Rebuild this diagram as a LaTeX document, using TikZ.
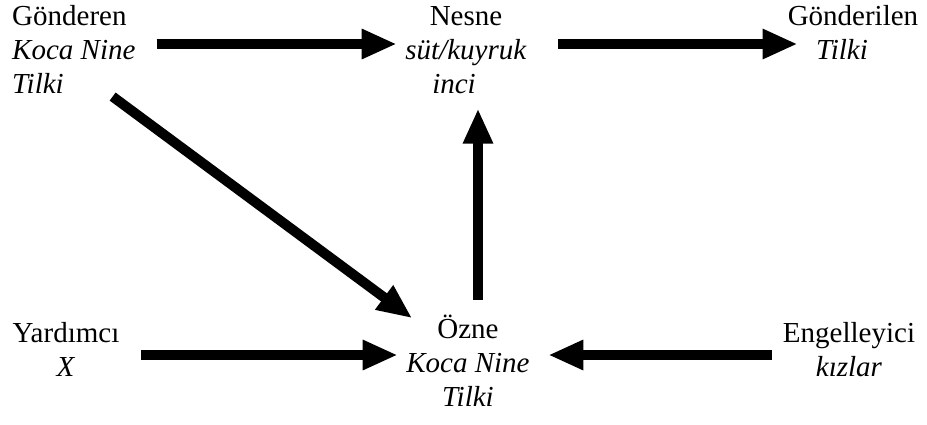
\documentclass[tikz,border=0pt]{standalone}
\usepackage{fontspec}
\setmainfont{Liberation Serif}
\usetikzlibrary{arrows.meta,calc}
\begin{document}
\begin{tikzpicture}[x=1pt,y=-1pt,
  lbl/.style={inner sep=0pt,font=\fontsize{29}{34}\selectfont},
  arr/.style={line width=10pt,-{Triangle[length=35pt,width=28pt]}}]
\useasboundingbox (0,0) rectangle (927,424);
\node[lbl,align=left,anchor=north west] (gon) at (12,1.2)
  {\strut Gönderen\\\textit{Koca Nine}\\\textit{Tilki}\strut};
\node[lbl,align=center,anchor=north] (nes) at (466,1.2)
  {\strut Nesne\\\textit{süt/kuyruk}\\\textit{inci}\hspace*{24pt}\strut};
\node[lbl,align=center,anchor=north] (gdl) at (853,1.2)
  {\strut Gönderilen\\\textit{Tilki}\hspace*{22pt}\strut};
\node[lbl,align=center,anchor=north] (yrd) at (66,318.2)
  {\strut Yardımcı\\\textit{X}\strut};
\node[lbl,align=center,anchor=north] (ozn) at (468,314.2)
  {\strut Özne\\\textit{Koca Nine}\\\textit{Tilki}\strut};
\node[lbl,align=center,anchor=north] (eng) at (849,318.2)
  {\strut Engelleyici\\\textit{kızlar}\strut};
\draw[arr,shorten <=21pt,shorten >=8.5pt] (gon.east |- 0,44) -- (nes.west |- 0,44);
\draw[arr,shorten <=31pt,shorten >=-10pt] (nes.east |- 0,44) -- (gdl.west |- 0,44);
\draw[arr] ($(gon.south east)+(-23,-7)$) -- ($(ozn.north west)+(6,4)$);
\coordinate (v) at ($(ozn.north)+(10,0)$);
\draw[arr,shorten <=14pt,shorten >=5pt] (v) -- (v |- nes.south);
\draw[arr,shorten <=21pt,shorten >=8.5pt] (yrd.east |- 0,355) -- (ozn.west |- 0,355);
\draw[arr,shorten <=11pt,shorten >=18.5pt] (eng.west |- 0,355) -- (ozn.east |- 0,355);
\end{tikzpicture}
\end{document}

◇ ◇ ◇ ◇ ◇ ◇ ◇

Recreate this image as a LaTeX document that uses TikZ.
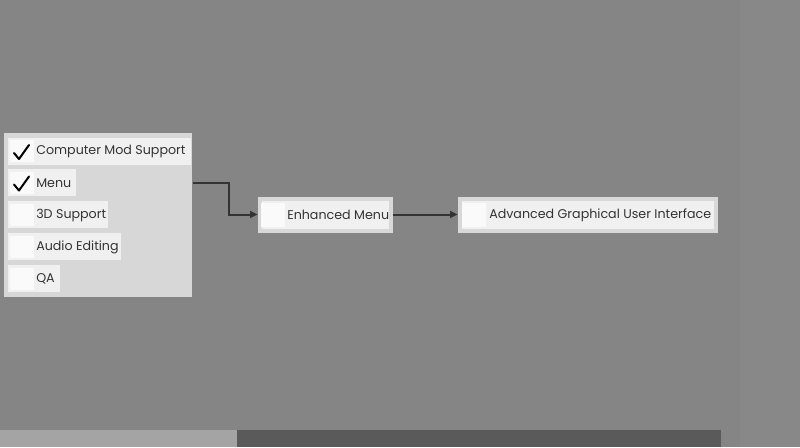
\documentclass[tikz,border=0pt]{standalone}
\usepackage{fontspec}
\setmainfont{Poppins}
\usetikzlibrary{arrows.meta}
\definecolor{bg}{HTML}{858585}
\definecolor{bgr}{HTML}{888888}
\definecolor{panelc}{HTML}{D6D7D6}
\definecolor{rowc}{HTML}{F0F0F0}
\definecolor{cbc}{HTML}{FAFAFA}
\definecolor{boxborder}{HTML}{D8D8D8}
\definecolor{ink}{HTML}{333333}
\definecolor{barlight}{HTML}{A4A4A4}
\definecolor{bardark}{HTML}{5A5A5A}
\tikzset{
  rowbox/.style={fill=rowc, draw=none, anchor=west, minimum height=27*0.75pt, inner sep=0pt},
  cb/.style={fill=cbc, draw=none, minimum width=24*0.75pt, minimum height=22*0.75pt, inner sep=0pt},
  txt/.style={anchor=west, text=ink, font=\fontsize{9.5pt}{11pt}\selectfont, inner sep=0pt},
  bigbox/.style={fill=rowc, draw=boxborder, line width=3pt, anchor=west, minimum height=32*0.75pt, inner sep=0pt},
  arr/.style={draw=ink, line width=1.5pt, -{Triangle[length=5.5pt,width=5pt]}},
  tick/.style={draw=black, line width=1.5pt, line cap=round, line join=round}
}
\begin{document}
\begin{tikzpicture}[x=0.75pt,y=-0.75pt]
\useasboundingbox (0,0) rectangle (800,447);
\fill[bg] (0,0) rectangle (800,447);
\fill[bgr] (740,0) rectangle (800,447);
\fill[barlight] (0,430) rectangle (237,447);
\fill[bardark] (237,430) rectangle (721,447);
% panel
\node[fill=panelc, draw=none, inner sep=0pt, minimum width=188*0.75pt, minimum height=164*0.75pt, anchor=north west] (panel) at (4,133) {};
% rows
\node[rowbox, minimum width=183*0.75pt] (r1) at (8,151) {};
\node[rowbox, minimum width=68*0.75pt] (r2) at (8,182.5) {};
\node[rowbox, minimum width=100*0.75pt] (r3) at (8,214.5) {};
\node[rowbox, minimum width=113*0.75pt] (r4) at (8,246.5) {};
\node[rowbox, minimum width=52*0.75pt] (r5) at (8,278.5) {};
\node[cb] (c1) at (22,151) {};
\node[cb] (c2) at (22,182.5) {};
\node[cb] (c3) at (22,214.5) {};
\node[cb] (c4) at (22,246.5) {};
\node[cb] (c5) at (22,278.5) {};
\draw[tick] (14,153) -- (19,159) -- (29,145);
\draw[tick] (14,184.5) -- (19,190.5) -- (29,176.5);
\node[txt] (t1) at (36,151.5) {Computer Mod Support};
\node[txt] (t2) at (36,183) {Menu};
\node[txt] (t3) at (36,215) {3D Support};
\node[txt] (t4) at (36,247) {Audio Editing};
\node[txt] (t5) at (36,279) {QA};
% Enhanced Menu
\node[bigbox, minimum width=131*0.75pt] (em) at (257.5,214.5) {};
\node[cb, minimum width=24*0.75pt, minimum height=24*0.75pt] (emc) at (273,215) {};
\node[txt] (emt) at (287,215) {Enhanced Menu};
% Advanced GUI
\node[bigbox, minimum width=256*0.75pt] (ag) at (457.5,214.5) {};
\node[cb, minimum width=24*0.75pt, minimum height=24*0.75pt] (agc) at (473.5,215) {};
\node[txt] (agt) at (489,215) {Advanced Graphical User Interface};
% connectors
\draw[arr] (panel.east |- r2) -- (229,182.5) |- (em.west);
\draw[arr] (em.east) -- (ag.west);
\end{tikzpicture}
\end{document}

◇ ◇ ◇ ◇ ◇ ◇ ◇

_PROBLEM REQUIREMENTS_
Report each line of the material above where the word "LaTeX" appears.

_EXERCISE ANSWER_
Rebuild this diagram as a LaTeX document, using TikZ.
Recreate this image as a LaTeX document that uses TikZ.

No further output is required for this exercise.